Very few - if any - of them do. I cannot understand what the problem for the developers is here. Is it really beyond the wit of modern developers to provide both an 'Easy' experience for the nervous and inexperienced (where 'easy' does actually mean easy) and an 'Insane' experience for those who consider themselves well above such trivialities?
As a player who likes to play on 'easy' most of the time, I find that some games (actually, many games) seem determined to p*ss me off from the start, as quickly as possible. Their sole job, it seems, is to underline and exaggerate my own inadequacies as a player, whilst doing their level best to deter me from playing at all. But I'm getting wiser.

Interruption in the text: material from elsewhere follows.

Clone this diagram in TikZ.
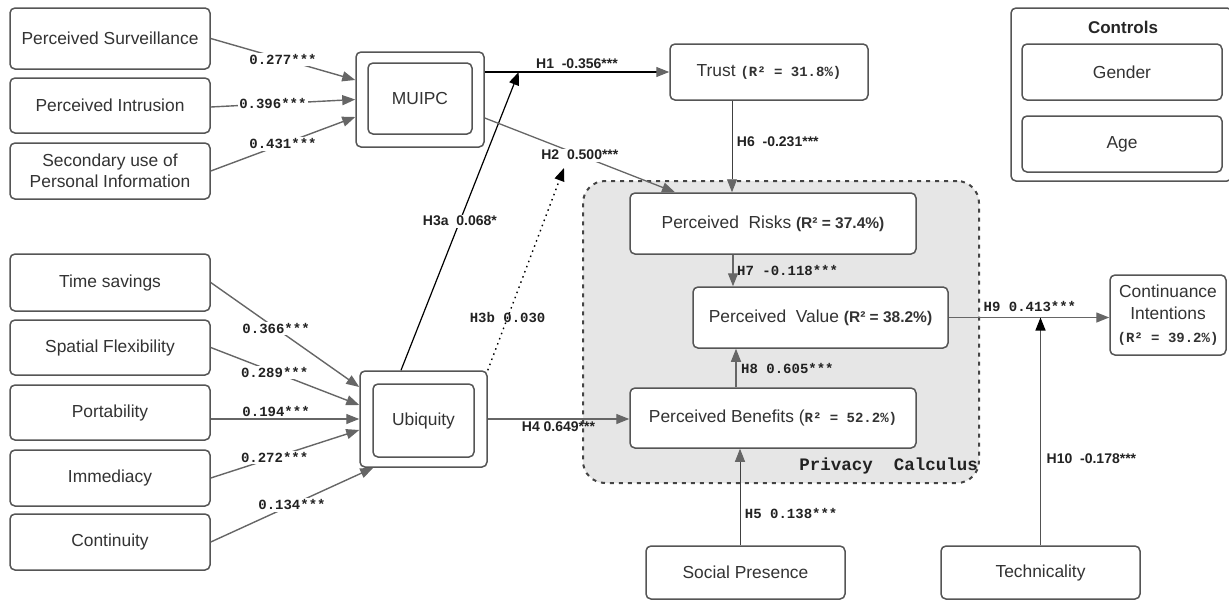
\documentclass[tikz,border=0pt]{standalone}
\usepackage{fontspec}
\setmainfont{Liberation Sans}
\setmonofont{Liberation Mono}
\usetikzlibrary{arrows.meta,calc}
\definecolor{bordc}{HTML}{555555}
\definecolor{arrc}{HTML}{666666}
\definecolor{txtc}{HTML}{333333}
\definecolor{labc}{HTML}{222222}
\definecolor{regfill}{HTML}{E6E6E6}
\tikzset{
  box/.style={draw=bordc, line width=1.5pt, rounded corners=5pt, fill=white,
    minimum width=200pt, inner sep=0pt, align=center, text=txtc,
    font=\fontsize{17.4}{21}\selectfont},
  region/.style={draw=bordc!80!black, line width=2pt, dash pattern=on 4pt off 5pt,
    rounded corners=22pt, fill=regfill, minimum width=396pt, minimum height=302pt},
  arr/.style={draw=arrc, line width=1.4pt, -{Triangle[length=13pt,width=10pt]}},
  darr/.style={draw=black!75, line width=0.9pt, -{Triangle[length=13pt,width=10pt,color=arrc]}},
  barr/.style={draw=black, line width=1.2pt, -{Triangle[length=13pt,width=10pt,color=black]}},
  mlab/.style={font=\fontsize{14}{16}\selectfont\ttfamily\bfseries, text=labc, inner sep=1.5pt},
  slab/.style={font=\fontsize{14}{16}\selectfont\bfseries, text=labc, inner sep=1.5pt},
}
\newcommand{\mR}[1]{{\fontsize{14}{16}\selectfont\ttfamily\bfseries #1}}
\newcommand{\sR}[1]{{\fontsize{15.5}{16}\selectfont\bfseries #1}}
\begin{document}
\begin{tikzpicture}[x=1pt,y=-1pt]
\useasboundingbox (0,0) rectangle (1229,600);

% privacy calculus region
\node[region] (pc) at (781,332) {};
\node[font=\fontsize{17.5}{20}\selectfont\ttfamily\bfseries, text=labc, anchor=east, inner sep=1pt] (pclab) at (979,466) {Privacy\ \ Calculus};

% left column
\node[box, minimum height=61pt] (ps) at (110,38.5) {Perceived Surveillance};
\node[box, minimum height=55pt] (pi) at (110,105.5) {Perceived Intrusion};
\node[box, minimum height=56pt] (su) at (110,171) {Secondary use of\\Personal Information};
\node[box, minimum height=57pt] (ts) at (110,282.5) {Time savings};
\node[box, minimum height=55pt] (sf) at (110,347.5) {Spatial Flexibility};
\node[box, minimum height=55pt] (port) at (110,412.5) {Portability};
\node[box, minimum height=56pt] (imm) at (110,478) {Immediacy};
\node[box, minimum height=56pt] (cont) at (110,542) {Continuity};

% MUIPC and Ubiquity
\node[box, minimum width=128pt, minimum height=95pt] (muipc) at (420,99.5) {};
\node[box, minimum width=104pt, minimum height=71pt] (muipcin) at (420,98.5) {MUIPC};
\node[box, minimum width=127pt, minimum height=96pt] (ubi) at (423.5,419) {};
\node[box, minimum width=101pt, minimum height=73pt] (ubiin) at (423.5,420.5) {Ubiquity};

% right part
\node[box, minimum width=198pt, minimum height=56pt] (trust) at (769,72) {Trust \mR{(R² = 31.8\%)}};
\node[box, minimum width=286pt, minimum height=61pt] (pr) at (773,223.5) {Perceived\ \ Risks \sR{(R² = 37.4\%)}};
\node[box, minimum width=255pt, minimum height=61pt] (pv) at (820.5,317.5) {Perceived\ \ Value \sR{(R² = 38.2\%)}};
\node[box, minimum width=286pt, minimum height=60pt] (pb) at (773,418) {Perceived Benefits (\mR{R² = 52.2\%)}};
\node[box, minimum width=116pt, minimum height=80pt, font=\fontsize{17.4}{22.5}\selectfont] (ci) at (1168,315) {Continuance\\Intentions\\\mR{(R² = 39.2\%)}};
\node[box, minimum width=199pt, minimum height=53pt] (sp) at (745.5,572.5) {Social Presence};
\node[box, minimum width=199pt, minimum height=53pt] (tech) at (1040.5,572.5) {Technicality};

% controls
\node[box, minimum width=221pt, minimum height=173pt] (ctl) at (1121.5,94.5) {};
\node[font=\fontsize{17}{20}\selectfont\bfseries, text=black!85] (ctltitle) at (1123,27) {Controls};
\node[box, minimum width=200pt, minimum height=56pt] (gender) at (1122,72) {Gender};
\node[box, minimum width=200pt, minimum height=56pt] (age) at (1122,144) {Age};

% formative arrows into MUIPC
\draw[arr] (ps.east) -- ([yshift=19.5pt]muipc.west) node[mlab, fill=white, pos=0.5] {0.277***};
\draw[arr] ([yshift=-1.5pt]pi.east) -- (muipc.west) node[mlab, fill=white, pos=0.43] {0.396***};
\draw[arr] (su.east) -- ([yshift=-17.5pt]muipc.west) node[mlab, fill=white, pos=0.5] {0.431***};

% formative arrows into Ubiquity
\draw[arr] (ts.east) -- ([yshift=32pt]ubi.west) node[mlab, fill=white, pos=0.44] {0.366***};
\draw[arr] (sf.east) -- ([yshift=14pt]ubi.west) node[mlab, fill=white, pos=0.43] {0.289***};
\draw[arr] (port.east |- ubi.west) -- (ubi.west) node[mlab, above, pos=0.44] {0.194***};
\draw[arr] (imm.east) -- ([yshift=-11pt]ubi.west) node[mlab, fill=white, pos=0.43] {0.272***};
\draw[arr] (cont.east) -- ([xshift=14pt]ubi.south west) node[mlab, fill=white, pos=0.5] {0.134***};

% structural paths
\draw[black, line width=1.1pt, -{Triangle[length=13pt,width=10pt,color=arrc]}] (muipc.east |- trust.west) -- (trust.west)
  node[slab, above, pos=0.5, yshift=1pt] {H1~ -0.356***};
\coordinate (h3atip) at ($(muipc.east |- trust.west)+(34,0)$);
\draw[barr] ([xshift=-22.5pt]ubi.north) -- (h3atip) node[slab, fill=white, pos=0.5] {H3a~ 0.068*};
\draw[arr, line width=1.3pt] ([yshift=-18.5pt]muipc.east) -- ([xshift=-98pt]pr.north)
  node[slab, fill=white, pos=0.5] (h2lab) {H2~ 0.500***};
\coordinate (h3btip) at (564,168);
\draw[black, line width=1.4pt, dash pattern=on 1.5pt off 4pt, -{Triangle[length=13pt,width=10pt,color=black]}] (ubi.north east) -- (h3btip)
  node[mlab, pos=0.26] {H3b 0.030};
\draw[arr] (ubi.east) -- (ubi.east -| pb.west) node[slab, below, pos=0.5, yshift=-1pt] {H4 0.649***};
\draw[darr] ([xshift=-37pt]trust.south) -- ([xshift=-37pt]trust.south |- pr.north)
  node[slab, right, pos=0.45, xshift=3pt] {H6~ -0.231***};
\draw[arr] ([xshift=-40pt]pr.south) -- ([xshift=-40pt]pr.south |- pv.north)
  node[mlab, right, pos=0.5, xshift=2pt] {H7 -0.118***};
\draw[arr] ([xshift=-37pt]pb.north) -- ([xshift=-37pt]pb.north |- pv.south)
  node[mlab, right, pos=0.5, xshift=3pt] {H8 0.605***};
\draw[darr] ([xshift=-5.5pt]sp.north) -- ([xshift=-5.5pt]sp.north |- pb.south)
  node[mlab, right, pos=0.33, xshift=3pt] {H5 0.138***};
\draw[arr] (pv.east) -- (pv.east -| ci.west);
\node[mlab, anchor=west] (h9lab) at (982,307) {H9 0.413***};
\draw[draw=arrc!80!black, line width=1.4pt, -{Triangle[length=13pt,width=10pt,color=black]}] (tech.north) -- (tech.north |- pv.east)
  node[slab, right, pos=0.38, xshift=4pt] {H10~ -0.178***};
\end{tikzpicture}
\end{document}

Now I understand that the moment a game (any game) kicks me out of the experience back to the 'menu' or 'game over' screen it is the game that has failed me, not the other way around; after all, I came to the game wanting to play, wanting to stay engaged, and I would have stayed if the game hadn't thrown a fit of pique and ejected me. Sometimes repeatedly.
Developers have to understand that being sent to the 'game over' screen is an antiquated, clumsy device that has no place in modern game design. The job of the developer is to keep the player engaged by hook or by crook. Keep the player entertained and in the game! Punishing mistakes by ejection from the experience is thoroughly counter-productive and in the end (with enough repetition) will encourage player abandonment - and how may times have we heard developers bleating on about wanting players to see the 'whole game'?
Do us a favour, fellas, and walk the talk. I want to finish every single game I purchase; I realise talented and highly creative developers have put years of hard work into filling these games with content and gameplay. But I look at my (dwindling) games collection and feel nothing but frustration that so many of those titles will never be completed, never even wholly seen by me. I'm not willing to be kicked in the balls for trying - all for the lack of a helping hand from the developers to make progression seamless and, while challenging, never impossible.
Developers need to change their mindsets regarding difficulty. They can cater very well for both 'sightseer' gamers (like me, who just want to go along for the ride most of all, but who need to feel they will always be able to get to the end of the game) and their vocal (minority) of hardcore 'madgamerskillz' players (who will always shout the loudest on forums - half the problem, imo), so why don't they?